Designed by Mikael Axellson, the new chair rethinks the familiar air-filled form by pairing it with a carbon steel frame and a tailored textile cover in a rich emerald green.
The hybrid construction marks a decisive shift away from the fully plastic designs of the 1990s, addressing long-standing criticisms around durability and comfort while retaining the lightweight efficiency that made inflatable furniture appealing in the first place.
Inside, a system of air chambers provides structure and ergonomic support, eliminating the sagging and instability that plagued earlier versions. The addition of a fabric exterior also resolves practical issues such as squeaking and slipping, bringing the piece closer to conventional upholstered seating — albeit with significantly less material use.
For Axellson, the material choice is central to the concept. “IKEA is all about democratising design, and in that way, air is the perfect material to work with,” he told Hypebeast. “It’s free and everyone has access to it.”
The chair’s assembly process further reinforces that balance. Rather than including an electric pump, IKEA opted for a manual foot pump — a decision driven as much by cost as by sustainability considerations. “An electric pump would’ve made assembly slightly faster and easier,” Axellson explains, “but it would have pushed the price higher and, once the chair is ready to use, you’d be left with electronic waste.”
The launch forms part of the tenth edition of the IKEA PS collection, a series first introduced in 1995 to challenge traditional notions of high-end design by making experimental ideas accessible to a mass audience. The 2026 iteration continues that mission, focusing on adaptable, resource-efficient objects suited to contemporary living.
Alongside the inflatable chair, the collection includes a transformable lamp by Dutch designer Lex Pott and a rocking wooden bench by IKEA’s Marta Krupińska, both of which emphasise versatility and tactile engagement.
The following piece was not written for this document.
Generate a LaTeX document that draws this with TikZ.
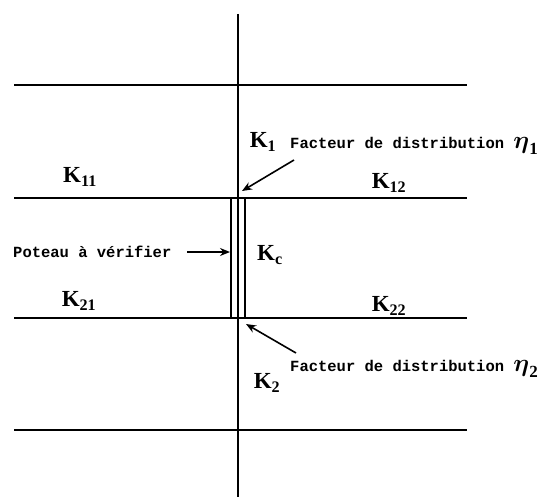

However, it is the chair — with its blend of nostalgia and technical refinement — that has emerged as the headline piece.
By revisiting a once-dismissed typology and applying a more rigorous design approach, IKEA appears to be testing whether inflatable furniture can move beyond novelty and into everyday relevance. “We wanted to take something people might not immediately take seriously and show that, with the right engineering and material choices, it can become a real, long-lasting piece of furniture,” Axellson says.
“It’s about changing perceptions as much as improving performance.”
The IKEA PS 2026 collection is scheduled for global release in May.